We are thankful to those like Munir Bahar, a community activist and a founder of the 300 Men March, who are seeking grassroots solutions to the violence. Such efforts are crucial, but they are no substitute for strong municipal leadership. We need a strong vision for the path forward after Freddie Gray's death revealed the city's deep wounds. What we have is the mayor's vague #OneBaltimore campaign, which is fleshed out in all of two sentences of explanation on the city's website: "In the wake of the recent painful events that occurred in Baltimore City, One Baltimore was established to assist residents in need. Through collaborative efforts, leaders and community organizations are teaming up together to strengthen neighborhoods and restore damaged businesses and homes."

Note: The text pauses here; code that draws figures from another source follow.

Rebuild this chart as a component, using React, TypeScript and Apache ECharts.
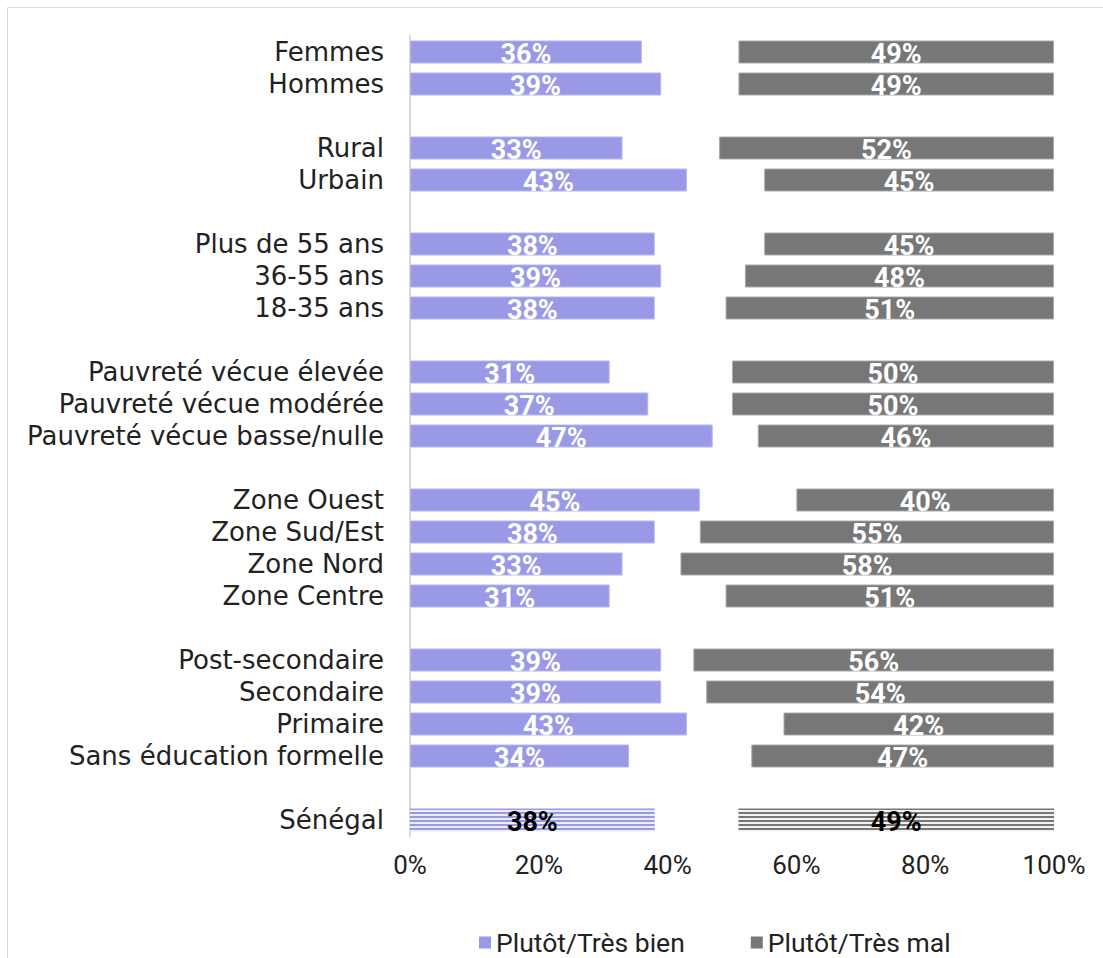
import React, { useEffect, useRef } from "react";
import * as echarts from "echarts";

// Row labels, top to bottom; empty strings are spacer rows between groups
const CATEGORIES = [
  "Femmes", "Hommes", "",
  "Rural", "Urbain", "",
  "Plus de 55 ans", "36-55 ans", "18-35 ans", "",
  "Pauvreté vécue élevée", "Pauvreté vécue modérée", "Pauvreté vécue basse/nulle", "",
  "Zone Ouest", "Zone Sud/Est", "Zone Nord", "Zone Centre", "",
  "Post-secondaire", "Secondaire", "Primaire", "Sans éducation formelle", "",
  "Sénégal",
];

// Share answering "rather / very well" (%)
const BIEN = [
  36, 39, null,
  33, 43, null,
  38, 39, 38, null,
  31, 37, 47, null,
  45, 38, 33, 31, null,
  39, 39, 43, 34, null,
  38,
];

// Share answering "rather / very badly" (%)
const MAL = [
  49, 49, null,
  52, 45, null,
  45, 48, 51, null,
  50, 50, 46, null,
  40, 55, 58, 51, null,
  56, 54, 42, 47, null,
  49,
];

const X_TICKS = [0, 20, 40, 60, 80, 100];

const SERIES_BIEN = "Plutôt/Très bien";
const SERIES_MAL = "Plutôt/Très mal";
const TOTAL_ROW = "Sénégal";

const PURPLE = "#9999E6";
const GREY = "#777777";
const LABEL_FONT = "'DejaVu Sans', sans-serif";
const NUM_FONT = "Roboto, 'Liberation Sans', sans-serif";

function stripePattern(line: string, gap: string) {
  const c = document.createElement("canvas");
  c.width = 4;
  c.height = 4;
  const ctx = c.getContext("2d")!;
  ctx.fillStyle = gap;
  ctx.fillRect(0, 0, 4, 4);
  ctx.fillStyle = line;
  ctx.fillRect(0, 0, 4, 2);
  return { image: c, repeat: "repeat" as const };
}

export default function App() {
  const ref = useRef<HTMLDivElement>(null);

  useEffect(() => {
    if (!ref.current) return;
    const chart = echarts.init(ref.current, null, { renderer: "svg" });

    const purpleStripes = stripePattern(PURPLE, "#ececfb");
    const greyStripes = stripePattern(GREY, "#f2f2f2");

    const rest = BIEN.map((b, i) =>
      b == null || MAL[i] == null ? "-" : 100 - (b as number) - (MAL[i] as number)
    );

    const barLabel = {
      show: true,
      position: "inside" as const,
      formatter: "{c}%",
      color: "#ffffff",
      fontFamily: NUM_FONT,
      fontWeight: "bold" as const,
      fontSize: 27,
      offset: [0, 2],
    };

    const build = (values: (number | null)[], color: string, stripes: any, border: string) =>
      values.map((v, i) => {
        if (v == null) return "-";
        if (CATEGORIES[i] === TOTAL_ROW) {
          return {
            value: v,
            itemStyle: { color: stripes, borderWidth: 0 },
            label: { color: "#000000" },
          };
        }
        return { value: v, itemStyle: { color, borderColor: border, borderWidth: 1 } };
      });

    chart.setOption({
      animation: false,
      backgroundColor: "#ffffff",
      graphic: [
        {
          type: "rect",
          shape: { x: 7.5, y: 7.5, width: 1300, height: 1300 },
          style: { fill: "none", stroke: "#d9d9d9", lineWidth: 1 },
          silent: true,
        },
      ],
      grid: { left: 410, right: 49, top: 36, bottom: 122, containLabel: false },
      legend: {
        data: [SERIES_BIEN, SERIES_MAL],
        left: 474,
        top: 924,
        icon: "rect",
        itemWidth: 12,
        itemHeight: 12,
        itemGap: 66,
        textStyle: { fontFamily: NUM_FONT, fontSize: 26.5, color: "#222222" },
      },
      xAxis: {
        type: "value",
        min: X_TICKS[0],
        max: X_TICKS[X_TICKS.length - 1],
        interval: X_TICKS[1] - X_TICKS[0],
        axisLine: { show: false },
        axisTick: { show: false },
        splitLine: { show: false },
        axisLabel: {
          formatter: "{value}%",
          fontFamily: NUM_FONT,
          fontSize: 26,
          color: "#222222",
          margin: 16,
        },
      },
      yAxis: {
        type: "category",
        inverse: true,
        data: CATEGORIES,
        axisLine: { show: true, lineStyle: { color: "#d9d9d9", width: 2 } },
        axisTick: { show: false },
        axisLabel: {
          interval: 0,
          fontFamily: LABEL_FONT,
          fontSize: 26,
          color: "#222222",
          margin: 26,
        },
      },
      series: [
        {
          name: SERIES_BIEN,
          type: "bar",
          stack: "total",
          barWidth: 23,
          itemStyle: { color: PURPLE },
          label: barLabel,
          data: build(BIEN, PURPLE, purpleStripes, "#b4b4ef"),
        },
        {
          name: "gap",
          type: "bar",
          stack: "total",
          barWidth: 23,
          silent: true,
          itemStyle: { color: "rgba(0,0,0,0)" },
          label: { show: false },
          data: rest,
        },
        {
          name: SERIES_MAL,
          type: "bar",
          stack: "total",
          barWidth: 23,
          itemStyle: { color: GREY },
          label: barLabel,
          data: build(MAL, GREY, greyStripes, "#a8a8a8"),
        },
      ],
    });

    return () => chart.dispose();
  }, []);

  return (
    <div
      ref={ref}
      style={{ position: "fixed", left: 0, top: 0, width: 1103, height: 958 }}
    />
  );
}
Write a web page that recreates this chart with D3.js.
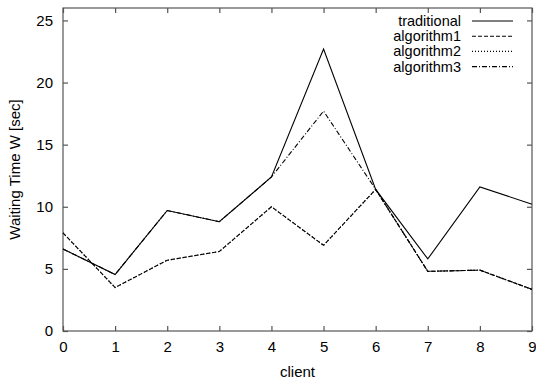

Ms. Rawlings-Blake has hired marketing executive Michael Cryor — the same person who helped design then-Mayor Martin O'Malley's Believe campaign a decade ago — and he said it is clear that the community is demanding "dramatic and non-trivial change in the direction of the community." But what the initiative consists of so far appears to be an effort to channel donations into doing somewhat more of things we are already doing — summer jobs for youth and enhanced recreational opportunities — plus establishing a task force to figure out the rest.
We realize there are no easy answers to the injustices and inequities exposed by Freddie Gray's death, but that doesn't excuse the mayor and other leaders from providing strong direction now to address the clear and present threat of violence that faces his neighborhood and others throughout the city.